## Start DATA PROVIDED

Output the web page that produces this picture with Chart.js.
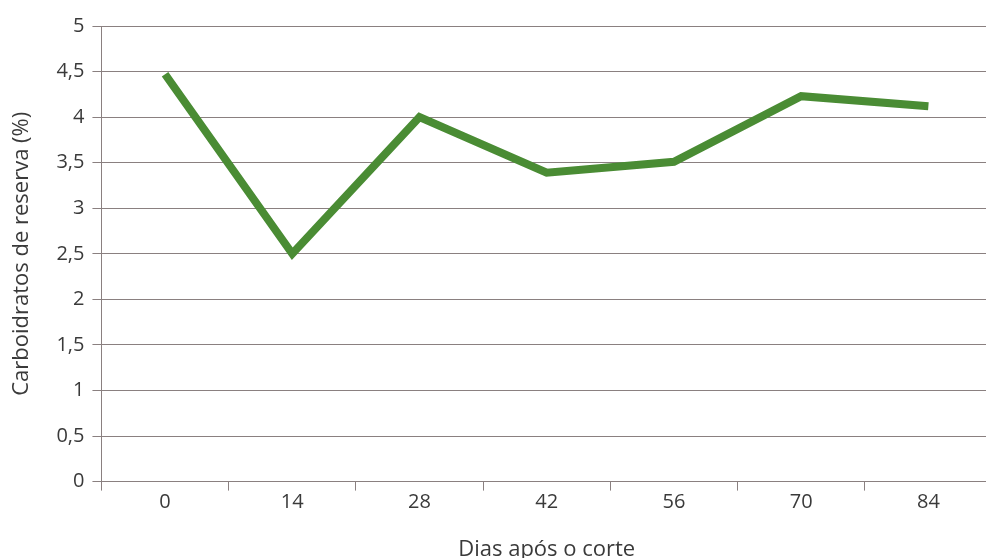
<!DOCTYPE html>
<html>
<head>
<meta charset="utf-8">
<script src="https://cdn.jsdelivr.net/npm/chart.js@4/dist/chart.umd.min.js"></script>
<style>
  html, body { margin: 0; padding: 0; background: #fff; overflow: hidden; }
  #wrap { width: 992px; height: 563px; }
</style>
</head>
<body>
<div id="wrap"><canvas id="myChart"></canvas></div>
<script>
// days after cut (x categories)
const dias = ["0", "14", "28", "42", "56", "70", "84"];
// reserve carbohydrates (%)
const carboidratos = [4.47, 2.5, 4.0, 3.39, 3.51, 4.23, 4.12];

const gridColor = "#8a8080";
const textColor = "#3a3a3a";

const ctx = document.getElementById("myChart");
new Chart(ctx, {
  type: "line",
  data: {
    labels: dias,
    datasets: [
      {
        label: "Carboidratos de reserva",
        data: carboidratos,
        borderColor: "#4a8c34",
        borderWidth: 8,
        pointRadius: 0,
        fill: false,
        tension: 0,
      },
    ],
  },
  options: {
    responsive: true,
    maintainAspectRatio: false,
    animation: false,
    layout: { padding: { top: 26, left: 9, right: 0, bottom: 0 } },
    plugins: {
      legend: { display: false },
      tooltip: { enabled: false },
    },
    scales: {
      x: {
        offset: true,
        grid: {
          offset: true,
          drawOnChartArea: false,
          drawTicks: true,
          tickLength: 9,
          color: gridColor,
        },
        border: { color: gridColor, width: 1 },
        ticks: {
          color: textColor,
          font: { family: "Open Sans", size: 20 },
          padding: 0,
        },
        title: {
          display: true,
          text: "Dias após o corte",
          color: textColor,
          font: { family: "Open Sans", size: 22 },
          padding: { top: 22, bottom: 0 },
        },
      },
      y: {
        min: 0,
        max: 5,
        ticks: {
          stepSize: 0.5,
          color: textColor,
          font: { family: "Open Sans", size: 20 },
          padding: 8,
          callback: (v) => String(v).replace(".", ","),
        },
        grid: {
          color: gridColor,
          drawTicks: true,
          tickLength: 9,
        },
        border: { color: gridColor, width: 1 },
        title: {
          display: true,
          text: "Carboidratos de reserva (%)",
          color: textColor,
          font: { family: "Open Sans", size: 22 },
          padding: { top: 0, bottom: 13 },
        },
      },
    },
  },
});
</script>
</body>
</html>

## End DATA PROVIDED

**REQUIRED TASK**. Take the listing above and restate it word for word, without its pictures.

**EXERCISE ANSWER**.
Output the web page that produces this picture with Chart.js.
<!DOCTYPE html>
<html>
<head>
<meta charset="utf-8">
<script src="https://cdn.jsdelivr.net/npm/chart.js@4/dist/chart.umd.min.js"></script>
<style>
  html, body { margin: 0; padding: 0; background: #fff; overflow: hidden; }
  #wrap { width: 992px; height: 563px; }
</style>
</head>
<body>
<div id="wrap"><canvas id="myChart"></canvas></div>
<script>
// days after cut (x categories)
const dias = ["0", "14", "28", "42", "56", "70", "84"];
// reserve carbohydrates (%)
const carboidratos = [4.47, 2.5, 4.0, 3.39, 3.51, 4.23, 4.12];

const gridColor = "#8a8080";
const textColor = "#3a3a3a";

const ctx = document.getElementById("myChart");
new Chart(ctx, {
  type: "line",
  data: {
    labels: dias,
    datasets: [
      {
        label: "Carboidratos de reserva",
        data: carboidratos,
        borderColor: "#4a8c34",
        borderWidth: 8,
        pointRadius: 0,
        fill: false,
        tension: 0,
      },
    ],
  },
  options: {
    responsive: true,
    maintainAspectRatio: false,
    animation: false,
    layout: { padding: { top: 26, left: 9, right: 0, bottom: 0 } },
    plugins: {
      legend: { display: false },
      tooltip: { enabled: false },
    },
    scales: {
      x: {
        offset: true,
        grid: {
          offset: true,
          drawOnChartArea: false,
          drawTicks: true,
          tickLength: 9,
          color: gridColor,
        },
        border: { color: gridColor, width: 1 },
        ticks: {
          color: textColor,
          font: { family: "Open Sans", size: 20 },
          padding: 0,
        },
        title: {
          display: true,
          text: "Dias após o corte",
          color: textColor,
          font: { family: "Open Sans", size: 22 },
          padding: { top: 22, bottom: 0 },
        },
      },
      y: {
        min: 0,
        max: 5,
        ticks: {
          stepSize: 0.5,
          color: textColor,
          font: { family: "Open Sans", size: 20 },
          padding: 8,
          callback: (v) => String(v).replace(".", ","),
        },
        grid: {
          color: gridColor,
          drawTicks: true,
          tickLength: 9,
        },
        border: { color: gridColor, width: 1 },
        title: {
          display: true,
          text: "Carboidratos de reserva (%)",
          color: textColor,
          font: { family: "Open Sans", size: 22 },
          padding: { top: 0, bottom: 13 },
        },
      },
    },
  },
});
</script>
</body>
</html>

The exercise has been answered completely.